The harness is everything that wraps around the raw language model to make it useful as an agent:
- Tool integration: The quality, reliability, and design of the tools the agent can call
- Memory architecture: How the agent stores, retrieves, and uses information across sessions
- Context management: How the agent decides what to keep, what to summarize, and what to discard
- Orchestration layer: How multiple agents or sub-tasks are coordinated
- Error handling and recovery: What happens when things go wrong
- Evaluation and feedback loops: How the agent knows if it’s doing a good job
Think of it this way: the model is the engine. The harness is the transmission, suspension, steering, and driver. A Ferrari engine in a go-kart chassis will lose to a Toyota engine in a well-tuned race car.
The Evidence Is Overwhelming
Consider these real-world patterns that have emerged:
Pattern 1: The 7B Agent That Outperforms the 70B Agent
Multiple organizations have documented cases where a smaller model (7B-13B parameters) with a well-designed agent harness significantly outperforms a 70B+ model with a naive prompt-and-response setup. The difference isn’t intelligence — it’s infrastructure.
Pattern 2: Tool Quality Dominates Model Quality
In benchmark testing, upgrading tool descriptions and error handling typically yields 15-25% improvement in agent task completion rates. Upgrading the model version (within the same tier) typically yields 3-8%.
Pattern 3: Memory Architecture Separates Production Agents From Demos
The single biggest difference between agent demos that impress and agents that survive in production is memory. Agents with sophisticated memory architectures (hierarchical storage, semantic retrieval, context summarization) handle complex multi-session tasks that defeat agents with raw context windows, regardless of model size.
Scaling Laws for Systems
The industry needs a new set of scaling laws — not for model parameters, but for agent systems:
| Dimension | Naive Scaling | Smart Scaling |
|---|---|---|
| Context | Use full window, hope for the best | Hierarchical compression, relevance-based retrieval |
| Tools | Add more tools | Better tool descriptions, error recovery, caching |
| Memory | Nothing (stateless) | Semantic search + episodic summarization |
| Reliability | Retry on failure | Graceful degradation, circuit breakers, fallbacks |
| Cost | Use biggest model for everything | Route simple tasks to small models, complex to big |
Building a System-Scaled Agent: Architecture Patterns
Here’s a reference architecture for a system-scaled agent:
┌─────────────────────────────────────────┐
│ Orchestration Layer │
│ (Task decomposition, delegation) │
├─────────────────────────────────────────┤
│ Memory Subsystem │
│ ┌──────────┬──────────┬──────────────┐ │
│ │ Working │ Episodic │ Semantic │ │
│ │ Context │ Memory │ Knowledge │ │
│ └──────────┴──────────┴──────────────┘ │
├─────────────────────────────────────────┤
│ Tool Execution Layer │
│ ┌──────────┬──────────┬──────────────┐ │
│ │ Tool │ Error │ Result │ │
│ │ Registry │ Recovery │ Cache │ │
│ └──────────┴──────────┴──────────────┘ │
├─────────────────────────────────────────┤
│ Model Routing Layer │
│ (Small model → Big model routing) │
└─────────────────────────────────────────┘
Key principles:
- Hierarchical memory: Not all information deserves equal access. Working context for immediate tasks, episodic memory for recent history, semantic knowledge base for facts.

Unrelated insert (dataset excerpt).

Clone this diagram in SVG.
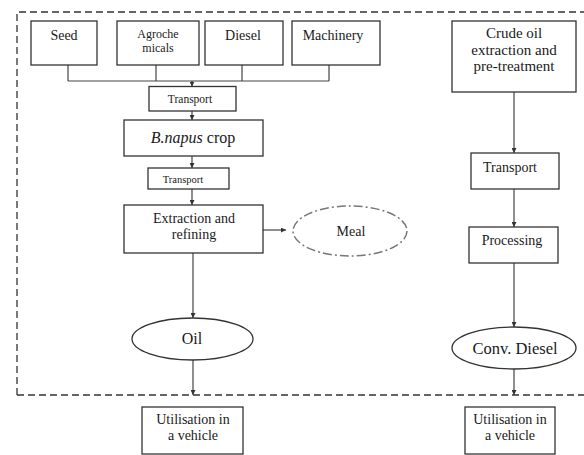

- Intelligent model routing: A well-implemented routing system that sends simple tasks to small, fast models and reserves big models for complex reasoning can reduce costs by 60-80% with minimal quality impact.
- Tool result caching: Many tool calls are repeated. Cache intelligently and you cut both latency and costs.
- Graceful degradation: When a tool fails, the agent should have fallback strategies, not just retry.
The ROI Calculation
Let’s make this concrete. Say you’re running an agent that processes 10,000 requests per day:
Option A: Upgrade model (70B → 405B)
Additional cost: ~$500/day
Quality improvement: 5-10%
Cost per quality point: ~$50-100
Option B: Improve harness (add memory, better tools, caching)
Additional cost: ~$50/day (engineering time amortized)
Quality improvement: 20-40%
Cost per quality point: ~$1.25-2.50
The harness upgrade is 20-80x more cost-effective than the model upgrade.
Conclusion
The AI industry’s obsession with model size has created a generation of agents that are all engine and no chassis. The organizations that will win the next phase of AI adoption are the ones that shift their investment from model scaling to system scaling.
Stop asking „which model should I use?“ start asking „how should I architect the system around the model?“
The harness is the new frontier. And it’s where the real gains are.